When I say the modern allophathic medicine is new I mean how it is now based on gathering large amounts of data and clinical trials rather than pure "deductive" reasoning and this has only been around for less than a century.
In other words, I think the human body is too complex for one field of medicine to claim monopoly about how to fix it.
quddusaliquddus
May6-04, 09:37 AM
ShawnD:
"Excellent point. Stress causes a lot of problems, but people don't try to relieve stress. Instead, they try to fix the problems caused by stress. Seeing a therapist could probably fix a lot of physical ailments as well as psychological ones, but instead, people choose to see doctors who only try to look after the physical aspect of things."
The lack of a certain vitamin B is meant to cause paranoia! Imagine a person sufferring from that illness - both the doctor and the psychologist will find it hard to pipoint the problem coz both would think its in the mind!
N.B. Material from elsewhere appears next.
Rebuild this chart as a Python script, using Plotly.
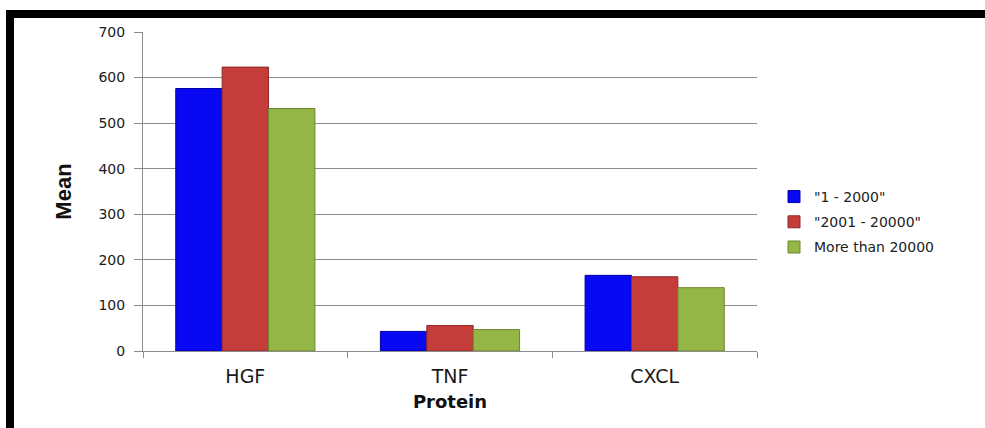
import plotly.graph_objects as go

# Mean protein level per donor-count group
proteins = ["HGF", "TNF", "CXCL"]
group_1_2000 = [576, 43, 166]
group_2001_20000 = [623, 56, 163]
group_over_20000 = [532, 47, 139]

series_names = ['"1 - 2000"', '"2001 - 20000"', "More than 20000"]
series_values = [group_1_2000, group_2001_20000, group_over_20000]
series_colors = ["#0808F2", "#C53D3B", "#94B646"]
edge_colors = ["#0000A8", "#8E2A29", "#6A8530"]

y_ticks = [0, 100, 200, 300, 400, 500, 600, 700]

W, H = 985, 428
ML, MR, MT, MB = 143, 228, 32, 77

fig = go.Figure()
for i, (name, vals, col, edge) in enumerate(zip(series_names, series_values, series_colors, edge_colors)):
    fig.add_trace(go.Bar(
        x=proteins, y=vals, name=name,
        marker=dict(color=col, line=dict(color=edge, width=1)),
        legendgroup=f"g{i}",
    ))

pw = W - ML - MR
ph = H - MT - MB


def px_x(p):
    return (p - ML) / pw


def px_y(p):
    return (H - MB - p) / ph


# black frame along the top and left edges of the page
frame = [
    dict(x0=px_x(6), x1=px_x(W + 2), y0=px_y(18), y1=px_y(10)),
    dict(x0=px_x(6), x1=px_x(14), y0=px_y(H + 2), y1=px_y(10)),
]
shapes = [dict(type="rect", xref="paper", yref="paper", fillcolor="black",
               line=dict(width=0), layer="above", **f) for f in frame]

fig.update_layout(
    width=W, height=H,
    margin=dict(l=ML, r=MR, t=MT, b=MB),
    paper_bgcolor="white", plot_bgcolor="white",
    barmode="group", bargap=0.32, bargroupgap=0.0,
    shapes=shapes,
    showlegend=True,
    legend=dict(
        x=px_x(774), xanchor="left", y=px_y(222), yanchor="middle",
        font=dict(family="DejaVu Sans", size=14, color="#222222"),
        tracegroupgap=4, bgcolor="rgba(0,0,0,0)",
    ),
    xaxis=dict(
        showline=True, linecolor="#8C8C8C", linewidth=1,
        ticks="outside", tickson="boundaries", ticklen=6, tickcolor="#8C8C8C",
        tickfont=dict(family="DejaVu Sans", size=19, color="#1A1A1A"),
        ticklabelstandoff=8,
        title=dict(text="<b>Protein</b>", standoff=9,
                   font=dict(family="DejaVu Sans", size=18, color="#111111")),
        showgrid=False,
    ),
    yaxis=dict(
        range=[0, 700], tickvals=y_ticks,
        showline=True, linecolor="#8C8C8C", linewidth=1,
        ticks="outside", ticklen=8, tickcolor="#8C8C8C",
        tickfont=dict(family="DejaVu Sans", size=14, color="#1A1A1A"),
        ticklabelstandoff=6,
        showgrid=True, gridcolor="#8C8C8C", gridwidth=1,
        zeroline=False,
        title=dict(text="<b>Mean</b>", standoff=20,
                   font=dict(family="Liberation Sans Narrow, Liberation Sans, Arial", size=22, color="#111111")),
    ),
)

fig.write_html("out.html")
Don't forget - heart attacks are caused by stress (as well as other factors). I think this is a big hole in current medicine - that the stress side of things are hardly handled by the doctors in heart-attack victims.
Hypnagogue:
"I found something. Here's a graph that should straightforwardly challenge the notion that age expectency has increased as a result of vaccines:"
I guess treatment has less impact on the life-expectancy when there are fewer people actually catching the desease due to better sanitation?
The thing is (for me anyway) - I don't consider traditional medicine to be those corner shops. These are a modern development - pseudo traditional. Unfortunately what I consider to be traditional medicine is now almost dead. Unani (Greco-Indian) medicine and maybe Chinese medicine are the only taditions that I am aware of - that is not quiet dead yet. Traditional medicine as it was - was not static but dynamic. Somehow I don't see a chinese herbal shop owner writing-about and developing chinese herbal medicine like the sages of the past had done. That's one of the reasons why I think most of these practices are pseudo-traditional.
quddusaliquddus
May24-04, 09:05 AM
Not even a little bit (and no, 100 years is all you have to go back). Just because there was a treatment, doesn't mean that treatment did anything. What you are calling "tradition medicine" is unrecognizable as such.
How would traditional medicine deal with (for example):
Smallpox?
Appendicitis?
A bullet (arrow) in your chest?
I really think you take it for granted how extrordinary modern medicine is. Things that 100 years ago were pretty much guaranteed to kill you are now either nonexistant or easily treatable.
First of all traditional medicine is very much preventative - I don't
know the statistics but i reckon people living within the philosophy of such a medicinal tradition would have less of these occurring at the first place. Bullet in your chest - easy. You'd be surprised to hear about the sophistication non modern surgery. Small pox had been dealt with by africans, chinese, etc ... by innoculation for thousands of years. The chinese had turned it into an art.